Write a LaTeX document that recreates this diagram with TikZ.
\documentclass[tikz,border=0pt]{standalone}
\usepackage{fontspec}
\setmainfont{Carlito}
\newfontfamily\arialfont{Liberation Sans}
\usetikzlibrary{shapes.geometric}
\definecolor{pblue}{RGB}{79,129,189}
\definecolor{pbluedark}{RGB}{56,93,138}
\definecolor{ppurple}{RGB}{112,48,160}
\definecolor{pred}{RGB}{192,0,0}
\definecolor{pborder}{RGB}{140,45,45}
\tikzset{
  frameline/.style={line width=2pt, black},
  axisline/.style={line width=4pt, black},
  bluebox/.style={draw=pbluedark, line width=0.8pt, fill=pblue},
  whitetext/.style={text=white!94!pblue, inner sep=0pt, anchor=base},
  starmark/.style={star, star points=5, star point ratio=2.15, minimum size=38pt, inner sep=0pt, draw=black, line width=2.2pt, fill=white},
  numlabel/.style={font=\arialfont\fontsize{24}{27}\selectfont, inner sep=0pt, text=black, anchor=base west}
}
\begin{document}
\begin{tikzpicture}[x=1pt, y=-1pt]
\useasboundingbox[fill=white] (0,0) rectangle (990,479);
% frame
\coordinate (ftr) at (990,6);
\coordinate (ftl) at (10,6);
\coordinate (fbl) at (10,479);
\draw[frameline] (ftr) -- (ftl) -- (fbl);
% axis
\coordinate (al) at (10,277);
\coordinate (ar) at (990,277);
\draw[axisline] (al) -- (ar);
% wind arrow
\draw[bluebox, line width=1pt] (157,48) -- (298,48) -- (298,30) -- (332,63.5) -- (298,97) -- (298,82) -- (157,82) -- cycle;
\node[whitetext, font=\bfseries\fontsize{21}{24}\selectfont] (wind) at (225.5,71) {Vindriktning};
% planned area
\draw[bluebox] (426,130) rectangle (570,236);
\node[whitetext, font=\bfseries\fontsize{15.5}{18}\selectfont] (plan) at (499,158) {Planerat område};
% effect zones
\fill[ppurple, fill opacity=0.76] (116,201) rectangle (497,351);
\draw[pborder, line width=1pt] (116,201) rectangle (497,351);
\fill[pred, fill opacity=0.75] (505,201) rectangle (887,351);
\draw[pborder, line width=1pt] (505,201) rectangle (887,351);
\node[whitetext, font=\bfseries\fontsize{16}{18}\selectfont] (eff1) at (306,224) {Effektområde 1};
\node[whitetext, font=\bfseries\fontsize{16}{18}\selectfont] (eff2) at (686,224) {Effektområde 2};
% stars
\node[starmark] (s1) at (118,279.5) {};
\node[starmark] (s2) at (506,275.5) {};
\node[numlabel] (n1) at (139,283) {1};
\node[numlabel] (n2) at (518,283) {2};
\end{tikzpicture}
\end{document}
..............................
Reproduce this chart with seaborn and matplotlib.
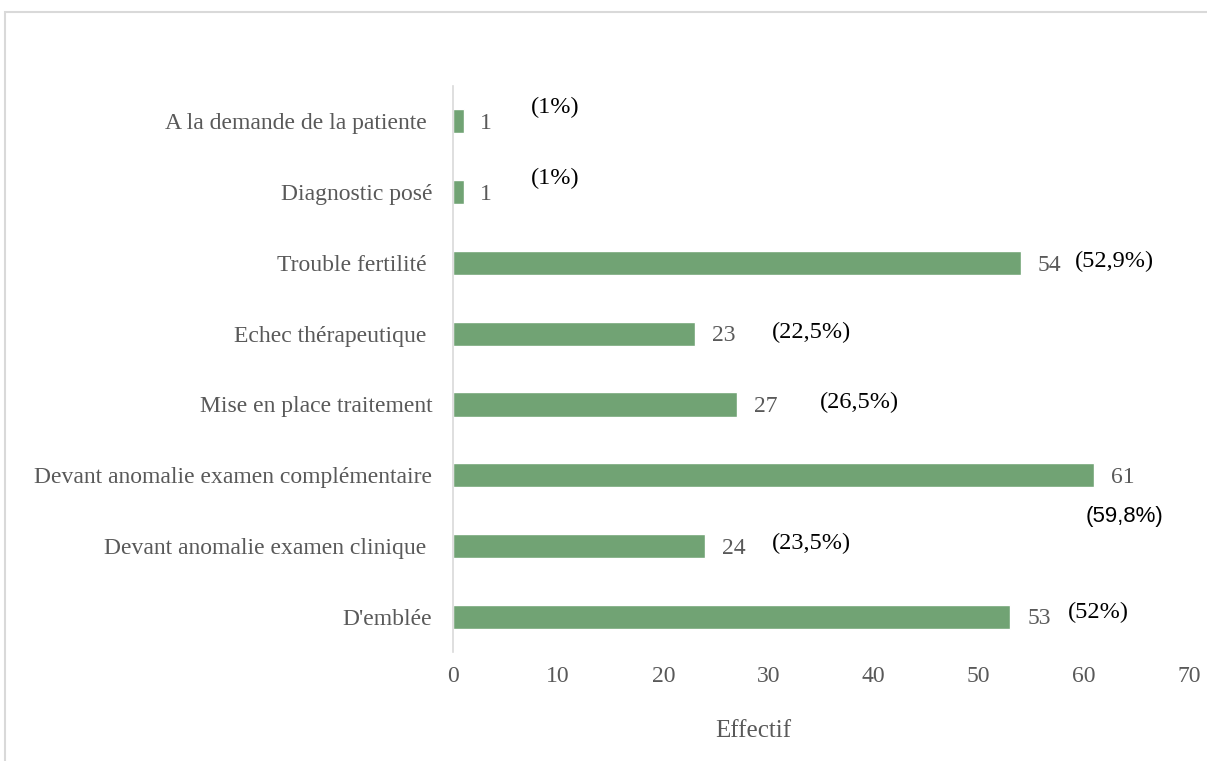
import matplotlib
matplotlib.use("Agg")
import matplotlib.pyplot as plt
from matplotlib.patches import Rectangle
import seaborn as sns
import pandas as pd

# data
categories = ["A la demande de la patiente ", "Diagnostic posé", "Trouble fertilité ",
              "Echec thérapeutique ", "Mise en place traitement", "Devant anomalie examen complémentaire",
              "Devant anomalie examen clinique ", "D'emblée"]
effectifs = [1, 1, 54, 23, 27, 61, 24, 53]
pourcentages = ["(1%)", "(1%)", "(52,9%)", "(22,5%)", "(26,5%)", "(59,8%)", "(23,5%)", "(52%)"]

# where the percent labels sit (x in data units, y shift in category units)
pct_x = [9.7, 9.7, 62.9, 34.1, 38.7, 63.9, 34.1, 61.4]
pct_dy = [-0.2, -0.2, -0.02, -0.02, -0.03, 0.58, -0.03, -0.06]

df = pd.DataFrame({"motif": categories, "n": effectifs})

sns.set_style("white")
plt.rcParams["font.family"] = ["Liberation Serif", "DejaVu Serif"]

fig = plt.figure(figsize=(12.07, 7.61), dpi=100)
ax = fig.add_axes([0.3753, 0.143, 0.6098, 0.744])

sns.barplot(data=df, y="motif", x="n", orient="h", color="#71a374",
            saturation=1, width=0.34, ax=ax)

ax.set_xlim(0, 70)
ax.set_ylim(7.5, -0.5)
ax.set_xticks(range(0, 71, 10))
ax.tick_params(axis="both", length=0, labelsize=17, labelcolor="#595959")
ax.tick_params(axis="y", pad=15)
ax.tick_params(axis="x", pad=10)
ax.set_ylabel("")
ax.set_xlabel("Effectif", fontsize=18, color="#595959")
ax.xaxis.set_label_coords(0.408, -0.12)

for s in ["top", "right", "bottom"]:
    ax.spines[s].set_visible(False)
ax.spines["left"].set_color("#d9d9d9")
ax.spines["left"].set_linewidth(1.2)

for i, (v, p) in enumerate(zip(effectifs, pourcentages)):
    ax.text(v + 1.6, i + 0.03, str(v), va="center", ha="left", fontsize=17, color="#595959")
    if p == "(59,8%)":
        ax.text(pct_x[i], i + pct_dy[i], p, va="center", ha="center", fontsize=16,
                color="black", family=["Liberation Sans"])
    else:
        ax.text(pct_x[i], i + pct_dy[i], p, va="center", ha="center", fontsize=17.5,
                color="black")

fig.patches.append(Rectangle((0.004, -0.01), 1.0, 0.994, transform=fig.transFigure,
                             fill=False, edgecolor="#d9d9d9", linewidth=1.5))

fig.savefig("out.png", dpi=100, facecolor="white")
..............................
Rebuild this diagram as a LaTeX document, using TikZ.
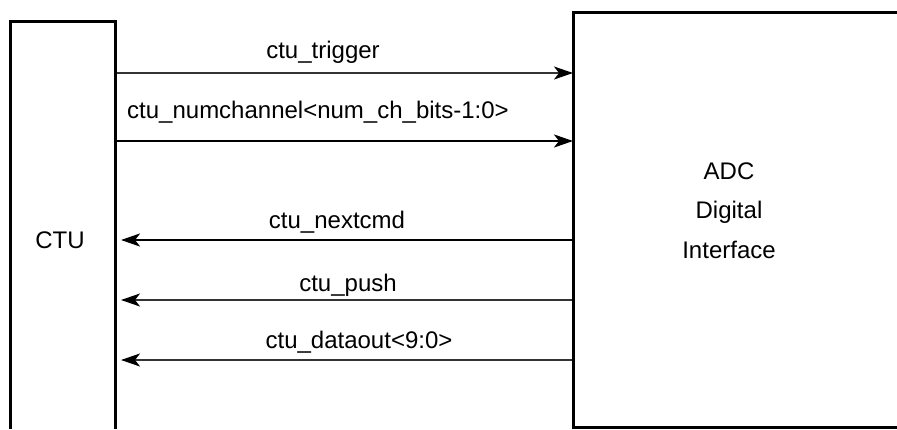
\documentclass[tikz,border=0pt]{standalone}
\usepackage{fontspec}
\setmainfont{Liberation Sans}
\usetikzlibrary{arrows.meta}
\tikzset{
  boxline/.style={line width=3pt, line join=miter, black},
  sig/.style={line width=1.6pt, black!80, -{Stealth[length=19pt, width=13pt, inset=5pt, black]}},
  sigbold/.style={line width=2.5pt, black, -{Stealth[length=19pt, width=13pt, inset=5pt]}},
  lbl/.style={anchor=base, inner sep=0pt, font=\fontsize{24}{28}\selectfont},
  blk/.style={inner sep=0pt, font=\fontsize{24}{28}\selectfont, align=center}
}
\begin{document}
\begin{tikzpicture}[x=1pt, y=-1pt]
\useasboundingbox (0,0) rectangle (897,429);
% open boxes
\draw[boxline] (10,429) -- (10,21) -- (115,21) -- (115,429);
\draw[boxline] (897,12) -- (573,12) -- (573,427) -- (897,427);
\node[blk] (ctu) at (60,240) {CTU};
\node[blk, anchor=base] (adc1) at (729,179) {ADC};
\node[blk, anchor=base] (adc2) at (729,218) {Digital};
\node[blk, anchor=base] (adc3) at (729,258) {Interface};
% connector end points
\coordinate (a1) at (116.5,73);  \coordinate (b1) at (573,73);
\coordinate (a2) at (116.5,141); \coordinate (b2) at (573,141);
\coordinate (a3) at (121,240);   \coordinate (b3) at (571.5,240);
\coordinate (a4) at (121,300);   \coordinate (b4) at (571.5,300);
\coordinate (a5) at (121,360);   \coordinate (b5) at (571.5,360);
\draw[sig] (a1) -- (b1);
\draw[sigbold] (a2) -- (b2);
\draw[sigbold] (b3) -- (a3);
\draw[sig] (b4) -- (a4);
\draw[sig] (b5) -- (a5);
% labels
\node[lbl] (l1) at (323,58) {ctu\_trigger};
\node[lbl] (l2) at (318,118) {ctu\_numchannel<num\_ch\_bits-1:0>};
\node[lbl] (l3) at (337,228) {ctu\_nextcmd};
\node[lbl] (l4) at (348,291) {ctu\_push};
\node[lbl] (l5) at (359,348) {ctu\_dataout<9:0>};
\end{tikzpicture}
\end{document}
..............................
What you need to do: In the entries above, find the line that contains "Reproduce this chart" and the line that contains "import pandas as pd". Reproduce exactly those two lines and every line between them, but not the pictures.

Correct answer:
Reproduce this chart with seaborn and matplotlib.
import matplotlib
matplotlib.use("Agg")
import matplotlib.pyplot as plt
from matplotlib.patches import Rectangle
import seaborn as sns
import pandas as pd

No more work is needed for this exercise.